- DATA SHOWN -

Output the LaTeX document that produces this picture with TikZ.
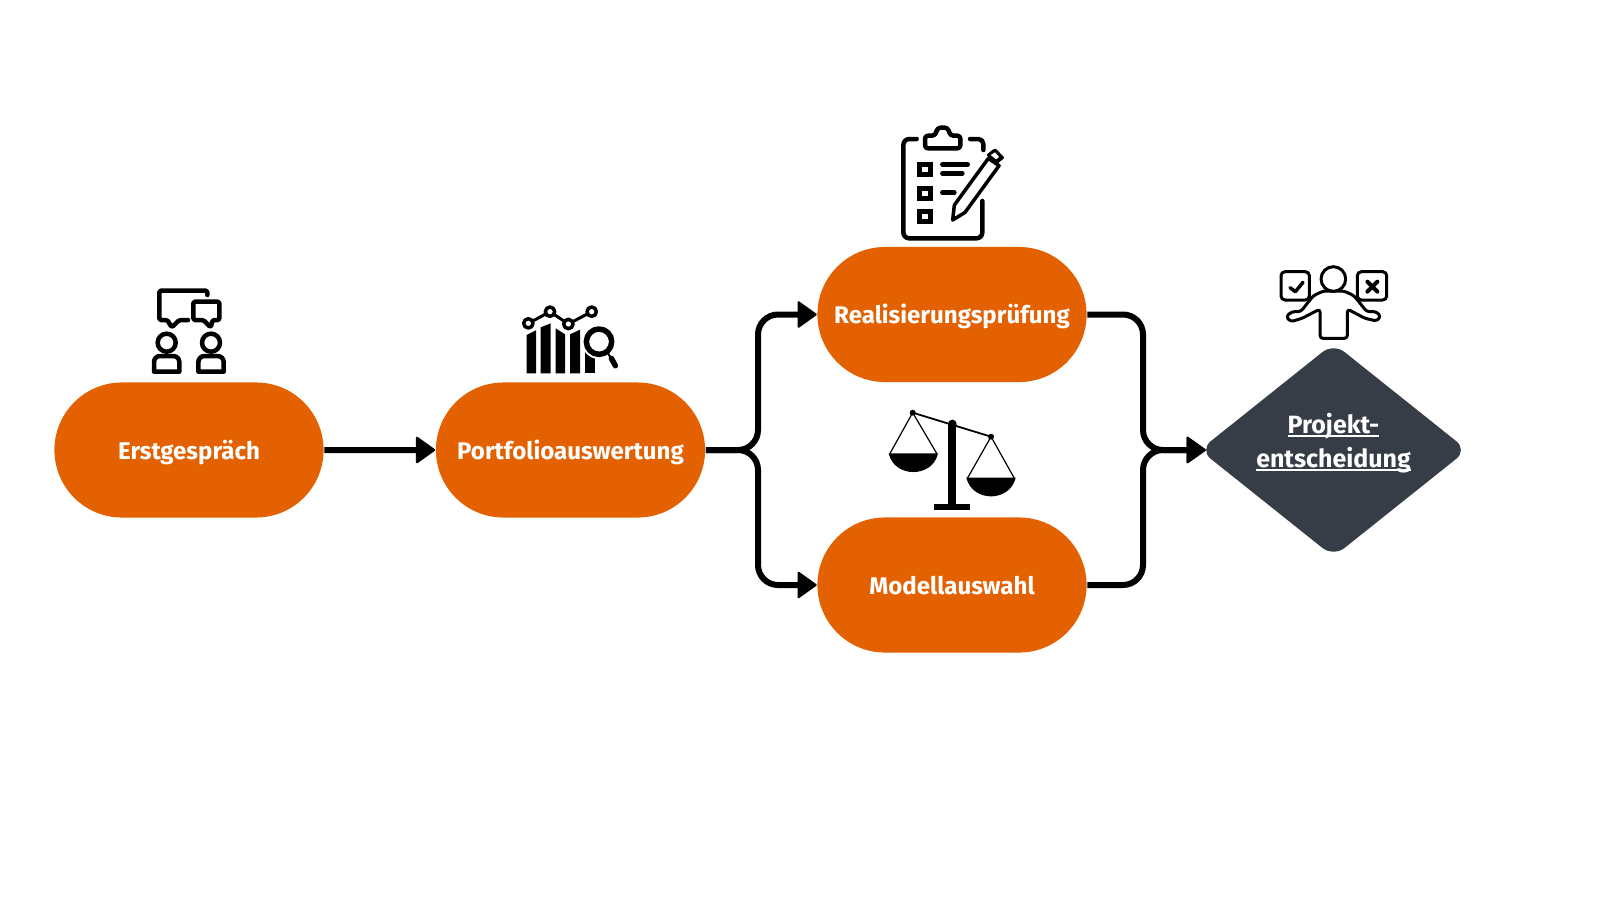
\documentclass[tikz,border=0pt]{standalone}
\definecolor{accent}{RGB}{227,97,0}
\definecolor{ink}{RGB}{55,61,71}
\usepackage{fontspec}
\setmainfont{Fira Sans}
\usetikzlibrary{arrows.meta,shapes.geometric,shapes.misc}
\newcommand{\lowline}[1]{\setbox0\hbox{#1}\rlap{\rule[-1.1pt]{\wd0}{0.55pt}}\box0}

\begin{document}
\begin{tikzpicture}[x=0.01cm, y=-0.01cm,
    every node/.style={font=\fontsize{6.85}{9.55}\selectfont\bfseries, text=white, inner sep=0pt},
    stadium/.style={rounded rectangle, fill=accent, minimum width=2.69cm, minimum height=1.35cm, text height=6pt, text depth=0.8pt},
    decision/.style={diamond, fill=ink, aspect=1.25, rounded corners=0.14cm, minimum width=2.68cm, minimum height=2.14cm, align=center, font=\fontsize{7.1}{9.65}\selectfont\bfseries},
    flow/.style={line width=0.06cm, rounded corners=0.2cm, -{Triangle[length=0.2cm,width=0.28cm,round,line width=0.6pt]}},
    zoomarea/.style={shift={#1}, x=0.03333mm, y=-0.03333mm, line join=round, line cap=round, line width=0.045cm}]
        \useasboundingbox (0,0) rectangle (1600,900);
        \node[stadium] (first) at (189,450) {Erstgespräch};
        \node[stadium] (portfolio) at (570.5,450) {Portfolioauswertung};
        \node[stadium] (check) at (952,314.5) {Realisierungsprüfung};
        \node[stadium] (model) at (952,585) {Modellauswahl};
        \node[decision] (decide) at (1333.5,450) {\lowline{Projekt-}\\\lowline{entscheidung}\rule[-5.5pt]{0pt}{5.5pt}};
        \coordinate (split) at (758,450);
        \coordinate (merge) at (1143,450);
        \draw[flow] (first) -- (portfolio);
        \draw[flow] (portfolio.east) -- (split) -- (split |- check) -- (check.west);
        \draw[flow] (portfolio.east) -- (split) -- (split |- model) -- (model.west);
        \draw[flow, shorten >=-0.07cm] (check.east) -- (merge |- check) -- (merge) -- (decide.west);
        \draw[flow, shorten >=-0.07cm] (model.east) -- (merge |- model) -- (merge) -- (decide.west);
        % people talking
        \begin{scope}[zoomarea={(130,270)}]
          \draw[rounded corners=0.015cm] (232,75) -- (232,62) -- (88,62) -- (88,150) -- (112,150) -- (125,172) -- (148,150) -- (174,150);
          \draw[rounded corners=0.015cm] (190,95) -- (268,95) -- (268,150) -- (248,150) -- (242,172) -- (220,150) -- (190,150) -- cycle;
          \draw (110,218) circle (27);
          \draw (243,218) circle (27);
          \draw (72,305) [rounded corners=0.06cm] -- (72,258) -- (148,258) [sharp corners] -- (148,305) -- cycle;
          \draw (205,305) [rounded corners=0.06cm] -- (205,258) -- (281,258) [sharp corners] -- (281,305) -- cycle;
        \end{scope}
        % chart with magnifier
        \begin{scope}[zoomarea={(510,295)}]
          \fill (50,235) -- (50,120) -- (78,106) -- (78,235) -- cycle;
          \fill (92,235) -- (92,97) -- (122,85) -- (122,235) -- cycle;
          \fill (137,235) -- (137,100) -- (165,118) -- (165,235) -- cycle;
          \fill (180,235) -- (180,118) -- (210,104) -- (210,235) -- cycle;
          \fill (225,235) -- (225,150) -- (255,150) -- (255,235) -- cycle;
          \draw[line width=0.03cm] (55,85) -- (120,50) -- (175,87) -- (245,50);
          \draw[line width=0.035cm, fill=white] (55,85) circle (14);
          \draw[line width=0.035cm, fill=white] (120,50) circle (14);
          \draw[line width=0.035cm, fill=white] (175,87) circle (14);
          \draw[line width=0.035cm, fill=white] (245,50) circle (14);
          \fill[white] (267,140) circle (52);
          \draw[line width=0.055cm] (267,140) circle (38);
          \draw[line width=0.02cm] (292,172) -- (302,188);
          \draw[line width=0.055cm] (304,190) -- (316,212);
        \end{scope}
        % clipboard
        \begin{scope}[zoomarea={(885,115)}]
          \draw[rounded corners=0.06cm] (95,72) -- (55,72) -- (55,370) -- (292,370) -- (292,258);
          \draw[rounded corners=0.05cm] (255,72) -- (295,72) -- (295,105);
          \draw[rounded corners=0.03cm] (120,100) -- (120,62) -- (150,62) -- (158,38) -- (188,38) -- (196,62) -- (226,62) -- (226,100) -- cycle;
          \draw[line join=miter] (103,148) rectangle (136,178);
          \draw[line join=miter] (103,220) rectangle (136,250);
          \draw[line join=miter] (103,289) rectangle (136,319);
          \draw (172,148) -- (248,148);
          \draw (172,175) -- (232,175);
          \draw (172,233) -- (208,233);
          \draw[line width=0.035cm] (203,315) -- (208,270) -- (310,130) -- (342,152) -- (240,292) -- cycle;
          \draw[line width=0.03cm, fill=black] (310,120) -- (330,105) -- (352,128) -- (335,142) -- cycle;
          \fill[white] (317,120) -- (330,112) -- (342,126) -- (333,133) -- cycle;
        \end{scope}
        % balance
        \begin{scope}[zoomarea={(875,400)}]
          \draw[line width=0.018cm] (113,38) -- (348,110);
          \fill (113,38) circle (9);
          \fill (232,72) circle (13);
          \fill (348,110) circle (9);
          \fill (220,72) rectangle (244,320);
          \fill (178,313) rectangle (285,329);
          \draw[line width=0.012cm] (45,160) -- (113,38) -- (185,160);
          \draw[line width=0.012cm] (277,235) -- (348,110) -- (418,235);
          \fill (41,160) .. controls (50,200) and (85,216) .. (115,216) .. controls (145,216) and (180,200) .. (189,160) -- cycle;
          \fill (274,233) .. controls (283,272) and (318,289) .. (348,289) .. controls (378,289) and (413,272) .. (422,233) -- cycle;
        \end{scope}
        % person deciding
        \begin{scope}[zoomarea={(1270,255)}]
          \draw[line width=0.03cm, rounded corners=0.04cm] (33,50) rectangle (118,135);
          \draw[line width=0.03cm, rounded corners=0.04cm] (262,50) rectangle (350,135);
          \draw[line width=0.035cm] (60,98) -- (76,110) -- (99,82);
          \draw[line width=0.04cm] (292,80) -- (322,110);
          \draw[line width=0.04cm] (322,80) -- (292,110);
          \draw[line width=0.03cm, rounded corners=0.03cm] (150,250) -- (150,162) -- (96,190) -- (62,200) -- (48,185) -- (65,170) -- (92,170) -- (130,122) -- (160,108) -- (222,108) -- (252,122) -- (290,170) -- (320,170) -- (332,185) -- (320,198) -- (285,190) -- (232,162) -- (232,250) -- cycle;
          \draw[line width=0.03cm, fill=white] (190,72) circle (37);
        \end{scope}
      \end{tikzpicture}
\end{document}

- PROBLEM DETAILS -
Working from the lines above, reproduce the material exactly and exclude its pictures.

- PROBLEM SOLUTION -
Output the LaTeX document that produces this picture with TikZ.
\documentclass[tikz,border=0pt]{standalone}
\definecolor{accent}{RGB}{227,97,0}
\definecolor{ink}{RGB}{55,61,71}
\usepackage{fontspec}
\setmainfont{Fira Sans}
\usetikzlibrary{arrows.meta,shapes.geometric,shapes.misc}
\newcommand{\lowline}[1]{\setbox0\hbox{#1}\rlap{\rule[-1.1pt]{\wd0}{0.55pt}}\box0}

\begin{document}
\begin{tikzpicture}[x=0.01cm, y=-0.01cm,
    every node/.style={font=\fontsize{6.85}{9.55}\selectfont\bfseries, text=white, inner sep=0pt},
    stadium/.style={rounded rectangle, fill=accent, minimum width=2.69cm, minimum height=1.35cm, text height=6pt, text depth=0.8pt},
    decision/.style={diamond, fill=ink, aspect=1.25, rounded corners=0.14cm, minimum width=2.68cm, minimum height=2.14cm, align=center, font=\fontsize{7.1}{9.65}\selectfont\bfseries},
    flow/.style={line width=0.06cm, rounded corners=0.2cm, -{Triangle[length=0.2cm,width=0.28cm,round,line width=0.6pt]}},
    zoomarea/.style={shift={#1}, x=0.03333mm, y=-0.03333mm, line join=round, line cap=round, line width=0.045cm}]
        \useasboundingbox (0,0) rectangle (1600,900);
        \node[stadium] (first) at (189,450) {Erstgespräch};
        \node[stadium] (portfolio) at (570.5,450) {Portfolioauswertung};
        \node[stadium] (check) at (952,314.5) {Realisierungsprüfung};
        \node[stadium] (model) at (952,585) {Modellauswahl};
        \node[decision] (decide) at (1333.5,450) {\lowline{Projekt-}\\\lowline{entscheidung}\rule[-5.5pt]{0pt}{5.5pt}};
        \coordinate (split) at (758,450);
        \coordinate (merge) at (1143,450);
        \draw[flow] (first) -- (portfolio);
        \draw[flow] (portfolio.east) -- (split) -- (split |- check) -- (check.west);
        \draw[flow] (portfolio.east) -- (split) -- (split |- model) -- (model.west);
        \draw[flow, shorten >=-0.07cm] (check.east) -- (merge |- check) -- (merge) -- (decide.west);
        \draw[flow, shorten >=-0.07cm] (model.east) -- (merge |- model) -- (merge) -- (decide.west);
        % people talking
        \begin{scope}[zoomarea={(130,270)}]
          \draw[rounded corners=0.015cm] (232,75) -- (232,62) -- (88,62) -- (88,150) -- (112,150) -- (125,172) -- (148,150) -- (174,150);
          \draw[rounded corners=0.015cm] (190,95) -- (268,95) -- (268,150) -- (248,150) -- (242,172) -- (220,150) -- (190,150) -- cycle;
          \draw (110,218) circle (27);
          \draw (243,218) circle (27);
          \draw (72,305) [rounded corners=0.06cm] -- (72,258) -- (148,258) [sharp corners] -- (148,305) -- cycle;
          \draw (205,305) [rounded corners=0.06cm] -- (205,258) -- (281,258) [sharp corners] -- (281,305) -- cycle;
        \end{scope}
        % chart with magnifier
        \begin{scope}[zoomarea={(510,295)}]
          \fill (50,235) -- (50,120) -- (78,106) -- (78,235) -- cycle;
          \fill (92,235) -- (92,97) -- (122,85) -- (122,235) -- cycle;
          \fill (137,235) -- (137,100) -- (165,118) -- (165,235) -- cycle;
          \fill (180,235) -- (180,118) -- (210,104) -- (210,235) -- cycle;
          \fill (225,235) -- (225,150) -- (255,150) -- (255,235) -- cycle;
          \draw[line width=0.03cm] (55,85) -- (120,50) -- (175,87) -- (245,50);
          \draw[line width=0.035cm, fill=white] (55,85) circle (14);
          \draw[line width=0.035cm, fill=white] (120,50) circle (14);
          \draw[line width=0.035cm, fill=white] (175,87) circle (14);
          \draw[line width=0.035cm, fill=white] (245,50) circle (14);
          \fill[white] (267,140) circle (52);
          \draw[line width=0.055cm] (267,140) circle (38);
          \draw[line width=0.02cm] (292,172) -- (302,188);
          \draw[line width=0.055cm] (304,190) -- (316,212);
        \end{scope}
        % clipboard
        \begin{scope}[zoomarea={(885,115)}]
          \draw[rounded corners=0.06cm] (95,72) -- (55,72) -- (55,370) -- (292,370) -- (292,258);
          \draw[rounded corners=0.05cm] (255,72) -- (295,72) -- (295,105);
          \draw[rounded corners=0.03cm] (120,100) -- (120,62) -- (150,62) -- (158,38) -- (188,38) -- (196,62) -- (226,62) -- (226,100) -- cycle;
          \draw[line join=miter] (103,148) rectangle (136,178);
          \draw[line join=miter] (103,220) rectangle (136,250);
          \draw[line join=miter] (103,289) rectangle (136,319);
          \draw (172,148) -- (248,148);
          \draw (172,175) -- (232,175);
          \draw (172,233) -- (208,233);
          \draw[line width=0.035cm] (203,315) -- (208,270) -- (310,130) -- (342,152) -- (240,292) -- cycle;
          \draw[line width=0.03cm, fill=black] (310,120) -- (330,105) -- (352,128) -- (335,142) -- cycle;
          \fill[white] (317,120) -- (330,112) -- (342,126) -- (333,133) -- cycle;
        \end{scope}
        % balance
        \begin{scope}[zoomarea={(875,400)}]
          \draw[line width=0.018cm] (113,38) -- (348,110);
          \fill (113,38) circle (9);
          \fill (232,72) circle (13);
          \fill (348,110) circle (9);
          \fill (220,72) rectangle (244,320);
          \fill (178,313) rectangle (285,329);
          \draw[line width=0.012cm] (45,160) -- (113,38) -- (185,160);
          \draw[line width=0.012cm] (277,235) -- (348,110) -- (418,235);
          \fill (41,160) .. controls (50,200) and (85,216) .. (115,216) .. controls (145,216) and (180,200) .. (189,160) -- cycle;
          \fill (274,233) .. controls (283,272) and (318,289) .. (348,289) .. controls (378,289) and (413,272) .. (422,233) -- cycle;
        \end{scope}
        % person deciding
        \begin{scope}[zoomarea={(1270,255)}]
          \draw[line width=0.03cm, rounded corners=0.04cm] (33,50) rectangle (118,135);
          \draw[line width=0.03cm, rounded corners=0.04cm] (262,50) rectangle (350,135);
          \draw[line width=0.035cm] (60,98) -- (76,110) -- (99,82);
          \draw[line width=0.04cm] (292,80) -- (322,110);
          \draw[line width=0.04cm] (322,80) -- (292,110);
          \draw[line width=0.03cm, rounded corners=0.03cm] (150,250) -- (150,162) -- (96,190) -- (62,200) -- (48,185) -- (65,170) -- (92,170) -- (130,122) -- (160,108) -- (222,108) -- (252,122) -- (290,170) -- (320,170) -- (332,185) -- (320,198) -- (285,190) -- (232,162) -- (232,250) -- cycle;
          \draw[line width=0.03cm, fill=white] (190,72) circle (37);
        \end{scope}
      \end{tikzpicture}
\end{document}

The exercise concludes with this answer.